:: What the exercise asks ::
The exercise asks you to copy every line below in which "that" appears.

Source code of charts
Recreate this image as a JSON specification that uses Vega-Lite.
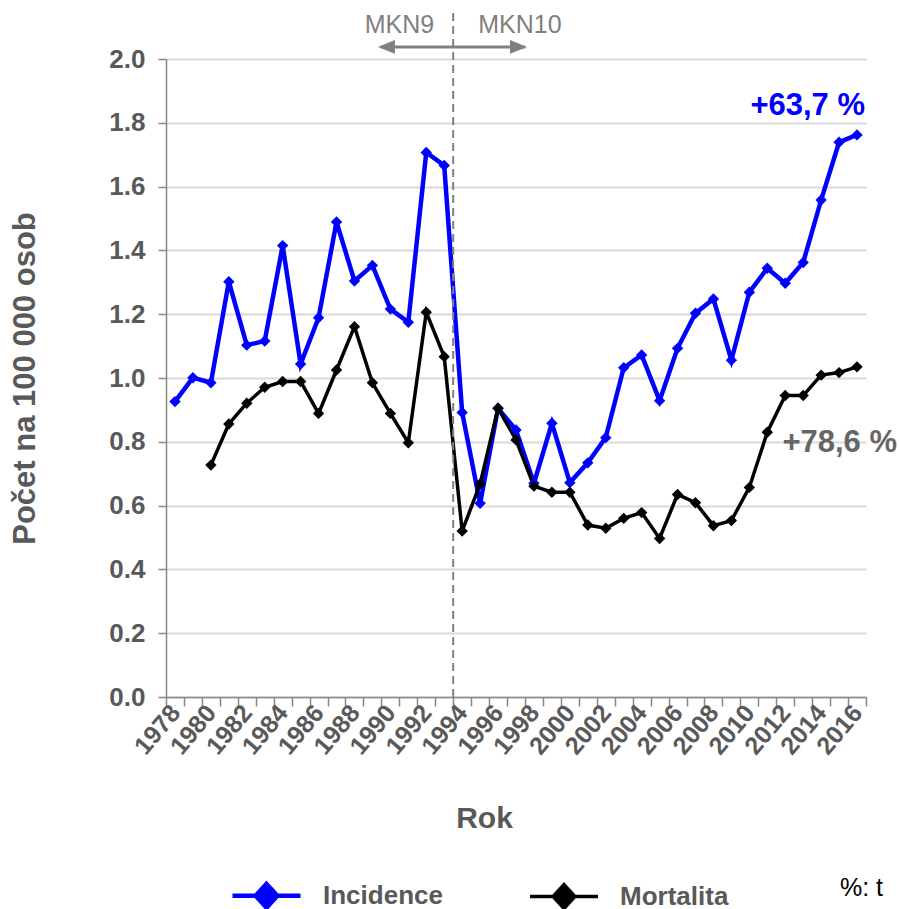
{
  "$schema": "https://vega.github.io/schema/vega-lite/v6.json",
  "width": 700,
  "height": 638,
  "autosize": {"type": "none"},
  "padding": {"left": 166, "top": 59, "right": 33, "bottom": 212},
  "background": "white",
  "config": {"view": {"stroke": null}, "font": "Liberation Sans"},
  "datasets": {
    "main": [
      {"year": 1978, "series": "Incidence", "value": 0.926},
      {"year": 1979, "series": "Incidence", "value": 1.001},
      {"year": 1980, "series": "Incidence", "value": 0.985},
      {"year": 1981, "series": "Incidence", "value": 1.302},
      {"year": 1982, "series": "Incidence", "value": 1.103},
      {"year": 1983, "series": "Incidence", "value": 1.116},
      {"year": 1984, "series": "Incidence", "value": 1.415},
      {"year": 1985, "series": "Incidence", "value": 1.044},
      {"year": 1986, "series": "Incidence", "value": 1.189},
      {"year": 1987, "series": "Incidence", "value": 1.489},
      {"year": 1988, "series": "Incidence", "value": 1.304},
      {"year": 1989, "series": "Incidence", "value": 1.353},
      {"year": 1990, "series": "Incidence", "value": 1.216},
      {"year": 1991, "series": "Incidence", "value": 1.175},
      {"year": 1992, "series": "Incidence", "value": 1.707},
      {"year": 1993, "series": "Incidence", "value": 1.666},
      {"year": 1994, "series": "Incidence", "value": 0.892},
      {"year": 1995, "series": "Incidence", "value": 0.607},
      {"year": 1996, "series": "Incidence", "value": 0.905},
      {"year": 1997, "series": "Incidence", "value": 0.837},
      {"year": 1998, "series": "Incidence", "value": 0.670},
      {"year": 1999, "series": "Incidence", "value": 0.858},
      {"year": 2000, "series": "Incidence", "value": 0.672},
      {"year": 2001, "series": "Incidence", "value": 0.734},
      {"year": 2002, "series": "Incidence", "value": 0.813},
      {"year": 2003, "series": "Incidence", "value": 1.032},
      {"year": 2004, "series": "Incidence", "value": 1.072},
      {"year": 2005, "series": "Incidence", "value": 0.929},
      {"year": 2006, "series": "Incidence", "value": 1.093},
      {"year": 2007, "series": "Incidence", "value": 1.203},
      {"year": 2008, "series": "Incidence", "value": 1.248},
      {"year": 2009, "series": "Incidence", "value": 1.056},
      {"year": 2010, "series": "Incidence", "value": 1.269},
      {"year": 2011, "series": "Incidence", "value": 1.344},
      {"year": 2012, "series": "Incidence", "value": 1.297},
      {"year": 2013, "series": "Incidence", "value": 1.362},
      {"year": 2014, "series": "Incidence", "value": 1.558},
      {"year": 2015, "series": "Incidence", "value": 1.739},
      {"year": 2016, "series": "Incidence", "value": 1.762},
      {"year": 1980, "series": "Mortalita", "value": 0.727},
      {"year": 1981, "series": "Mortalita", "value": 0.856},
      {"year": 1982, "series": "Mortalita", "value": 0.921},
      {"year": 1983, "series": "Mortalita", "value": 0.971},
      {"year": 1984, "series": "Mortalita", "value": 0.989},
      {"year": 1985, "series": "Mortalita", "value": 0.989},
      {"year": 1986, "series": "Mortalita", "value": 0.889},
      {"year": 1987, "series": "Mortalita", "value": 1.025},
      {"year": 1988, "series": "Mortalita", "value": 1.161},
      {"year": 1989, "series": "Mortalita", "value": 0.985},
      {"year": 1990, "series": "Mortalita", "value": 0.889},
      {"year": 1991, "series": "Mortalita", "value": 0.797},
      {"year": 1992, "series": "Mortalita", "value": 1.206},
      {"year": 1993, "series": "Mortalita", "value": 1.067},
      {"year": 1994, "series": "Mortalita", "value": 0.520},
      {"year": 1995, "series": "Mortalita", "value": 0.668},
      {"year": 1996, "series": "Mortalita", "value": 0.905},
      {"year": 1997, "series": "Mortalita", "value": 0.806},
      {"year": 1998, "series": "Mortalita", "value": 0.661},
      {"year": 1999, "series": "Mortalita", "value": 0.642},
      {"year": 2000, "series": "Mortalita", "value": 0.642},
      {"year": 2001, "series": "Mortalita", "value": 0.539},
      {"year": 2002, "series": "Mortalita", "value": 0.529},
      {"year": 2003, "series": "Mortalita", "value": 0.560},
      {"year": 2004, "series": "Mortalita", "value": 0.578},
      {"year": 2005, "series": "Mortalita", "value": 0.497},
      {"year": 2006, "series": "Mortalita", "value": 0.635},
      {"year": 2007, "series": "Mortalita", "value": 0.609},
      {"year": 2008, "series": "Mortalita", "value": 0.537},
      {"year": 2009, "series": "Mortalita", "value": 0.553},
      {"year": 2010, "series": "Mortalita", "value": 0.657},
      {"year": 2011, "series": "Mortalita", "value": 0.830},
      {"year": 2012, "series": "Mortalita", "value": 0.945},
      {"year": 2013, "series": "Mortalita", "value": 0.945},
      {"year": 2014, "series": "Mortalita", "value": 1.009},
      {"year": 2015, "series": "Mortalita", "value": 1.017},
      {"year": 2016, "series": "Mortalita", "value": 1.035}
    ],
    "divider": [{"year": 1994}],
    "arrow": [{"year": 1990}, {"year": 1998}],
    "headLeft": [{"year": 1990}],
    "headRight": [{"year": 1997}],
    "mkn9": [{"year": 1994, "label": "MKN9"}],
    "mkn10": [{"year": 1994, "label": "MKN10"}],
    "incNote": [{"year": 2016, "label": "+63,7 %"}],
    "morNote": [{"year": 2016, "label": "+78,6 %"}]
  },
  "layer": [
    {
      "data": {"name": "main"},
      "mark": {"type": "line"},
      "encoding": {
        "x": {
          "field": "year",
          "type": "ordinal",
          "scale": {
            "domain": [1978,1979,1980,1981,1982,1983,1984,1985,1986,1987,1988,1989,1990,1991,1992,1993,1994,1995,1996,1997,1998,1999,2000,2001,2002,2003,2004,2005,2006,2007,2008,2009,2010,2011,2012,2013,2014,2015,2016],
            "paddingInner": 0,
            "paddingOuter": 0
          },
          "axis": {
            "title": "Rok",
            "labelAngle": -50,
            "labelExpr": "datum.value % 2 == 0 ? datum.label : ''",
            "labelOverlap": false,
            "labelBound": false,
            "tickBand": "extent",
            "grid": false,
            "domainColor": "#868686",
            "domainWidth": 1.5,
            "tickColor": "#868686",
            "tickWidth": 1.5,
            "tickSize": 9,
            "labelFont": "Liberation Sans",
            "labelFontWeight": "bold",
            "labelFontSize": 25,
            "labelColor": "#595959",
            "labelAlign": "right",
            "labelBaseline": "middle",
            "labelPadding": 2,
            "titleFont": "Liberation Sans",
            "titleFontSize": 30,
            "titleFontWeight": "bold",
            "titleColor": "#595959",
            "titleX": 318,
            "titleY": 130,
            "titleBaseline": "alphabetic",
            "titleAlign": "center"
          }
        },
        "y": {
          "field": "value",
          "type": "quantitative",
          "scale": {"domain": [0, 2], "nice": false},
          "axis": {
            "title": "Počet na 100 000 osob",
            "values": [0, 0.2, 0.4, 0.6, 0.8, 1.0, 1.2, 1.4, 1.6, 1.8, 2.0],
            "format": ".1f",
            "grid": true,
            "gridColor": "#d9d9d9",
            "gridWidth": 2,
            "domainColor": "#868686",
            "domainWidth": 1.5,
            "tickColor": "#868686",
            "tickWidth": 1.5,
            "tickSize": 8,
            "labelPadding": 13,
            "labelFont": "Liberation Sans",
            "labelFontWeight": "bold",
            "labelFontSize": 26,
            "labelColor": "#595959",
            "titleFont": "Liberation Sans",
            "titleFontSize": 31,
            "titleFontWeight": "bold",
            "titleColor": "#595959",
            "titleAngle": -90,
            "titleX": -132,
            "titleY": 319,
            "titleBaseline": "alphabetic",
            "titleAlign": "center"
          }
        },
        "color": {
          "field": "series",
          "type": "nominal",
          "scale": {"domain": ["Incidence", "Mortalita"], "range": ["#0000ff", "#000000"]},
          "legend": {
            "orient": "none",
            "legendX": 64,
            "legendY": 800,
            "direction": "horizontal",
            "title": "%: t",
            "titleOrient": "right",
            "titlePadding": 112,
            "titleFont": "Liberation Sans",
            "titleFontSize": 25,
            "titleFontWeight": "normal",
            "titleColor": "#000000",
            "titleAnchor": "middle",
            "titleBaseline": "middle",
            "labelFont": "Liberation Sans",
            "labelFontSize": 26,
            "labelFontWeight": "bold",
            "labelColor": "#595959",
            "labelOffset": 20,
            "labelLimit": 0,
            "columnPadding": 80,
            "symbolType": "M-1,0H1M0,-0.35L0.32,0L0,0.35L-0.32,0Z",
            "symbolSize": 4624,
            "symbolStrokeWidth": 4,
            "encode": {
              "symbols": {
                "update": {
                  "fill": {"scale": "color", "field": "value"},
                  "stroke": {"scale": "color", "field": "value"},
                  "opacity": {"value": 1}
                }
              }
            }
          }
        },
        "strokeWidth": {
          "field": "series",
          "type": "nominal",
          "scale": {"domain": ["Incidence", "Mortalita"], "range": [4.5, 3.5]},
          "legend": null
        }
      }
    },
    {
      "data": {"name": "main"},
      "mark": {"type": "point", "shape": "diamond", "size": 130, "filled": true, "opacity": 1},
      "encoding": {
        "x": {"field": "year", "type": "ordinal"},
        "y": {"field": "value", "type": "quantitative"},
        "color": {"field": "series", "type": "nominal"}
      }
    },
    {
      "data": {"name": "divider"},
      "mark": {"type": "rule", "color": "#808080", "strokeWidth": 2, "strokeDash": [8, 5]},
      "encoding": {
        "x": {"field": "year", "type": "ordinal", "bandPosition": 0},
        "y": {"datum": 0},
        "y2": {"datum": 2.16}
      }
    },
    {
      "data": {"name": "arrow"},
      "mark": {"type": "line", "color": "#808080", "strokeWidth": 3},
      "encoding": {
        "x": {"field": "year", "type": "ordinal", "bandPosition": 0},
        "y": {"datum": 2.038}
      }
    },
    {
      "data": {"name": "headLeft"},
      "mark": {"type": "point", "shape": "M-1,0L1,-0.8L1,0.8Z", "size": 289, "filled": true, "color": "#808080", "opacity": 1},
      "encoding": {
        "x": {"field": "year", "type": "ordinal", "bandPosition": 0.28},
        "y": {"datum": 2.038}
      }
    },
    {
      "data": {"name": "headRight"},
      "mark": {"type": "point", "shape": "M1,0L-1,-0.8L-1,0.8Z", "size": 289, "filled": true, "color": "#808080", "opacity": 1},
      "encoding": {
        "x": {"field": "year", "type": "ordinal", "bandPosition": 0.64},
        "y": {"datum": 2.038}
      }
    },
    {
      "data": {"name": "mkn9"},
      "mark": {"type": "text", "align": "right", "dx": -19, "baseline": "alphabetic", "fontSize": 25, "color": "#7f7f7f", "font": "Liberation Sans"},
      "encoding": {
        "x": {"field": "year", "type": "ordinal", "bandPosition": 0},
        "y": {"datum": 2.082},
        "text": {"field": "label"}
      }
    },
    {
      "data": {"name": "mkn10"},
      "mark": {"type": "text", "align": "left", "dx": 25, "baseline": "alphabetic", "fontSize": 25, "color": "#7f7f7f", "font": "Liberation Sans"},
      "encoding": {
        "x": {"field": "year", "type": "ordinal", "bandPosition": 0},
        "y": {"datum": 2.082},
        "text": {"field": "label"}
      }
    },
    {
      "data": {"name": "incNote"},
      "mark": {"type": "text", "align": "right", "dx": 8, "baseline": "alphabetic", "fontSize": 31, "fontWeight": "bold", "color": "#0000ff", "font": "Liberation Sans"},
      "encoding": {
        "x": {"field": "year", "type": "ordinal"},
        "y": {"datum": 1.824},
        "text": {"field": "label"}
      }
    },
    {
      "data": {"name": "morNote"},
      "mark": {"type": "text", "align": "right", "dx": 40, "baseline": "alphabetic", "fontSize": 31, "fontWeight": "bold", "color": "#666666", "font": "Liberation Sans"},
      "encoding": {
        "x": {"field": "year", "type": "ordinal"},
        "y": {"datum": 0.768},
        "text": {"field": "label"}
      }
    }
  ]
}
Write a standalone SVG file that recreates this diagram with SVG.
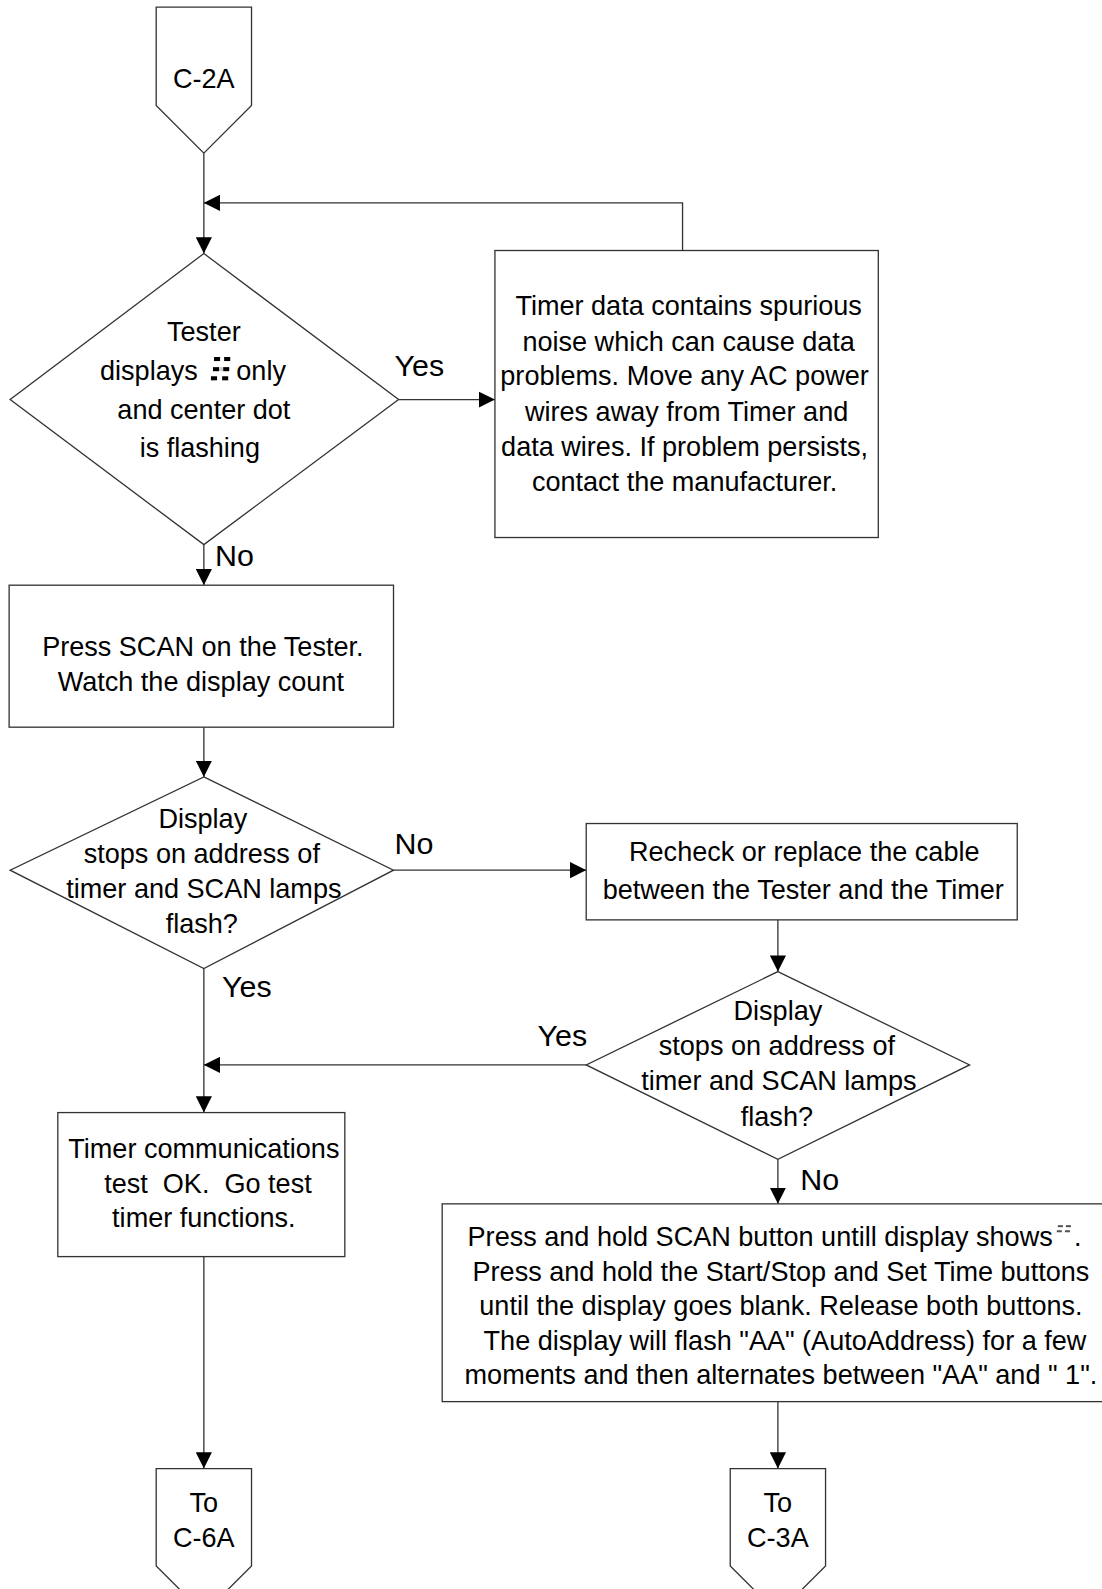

:: Output below ::
Recreate this image as a JSON specification that uses Vega-Lite.
Write a standalone SVG file that recreates this diagram with SVG.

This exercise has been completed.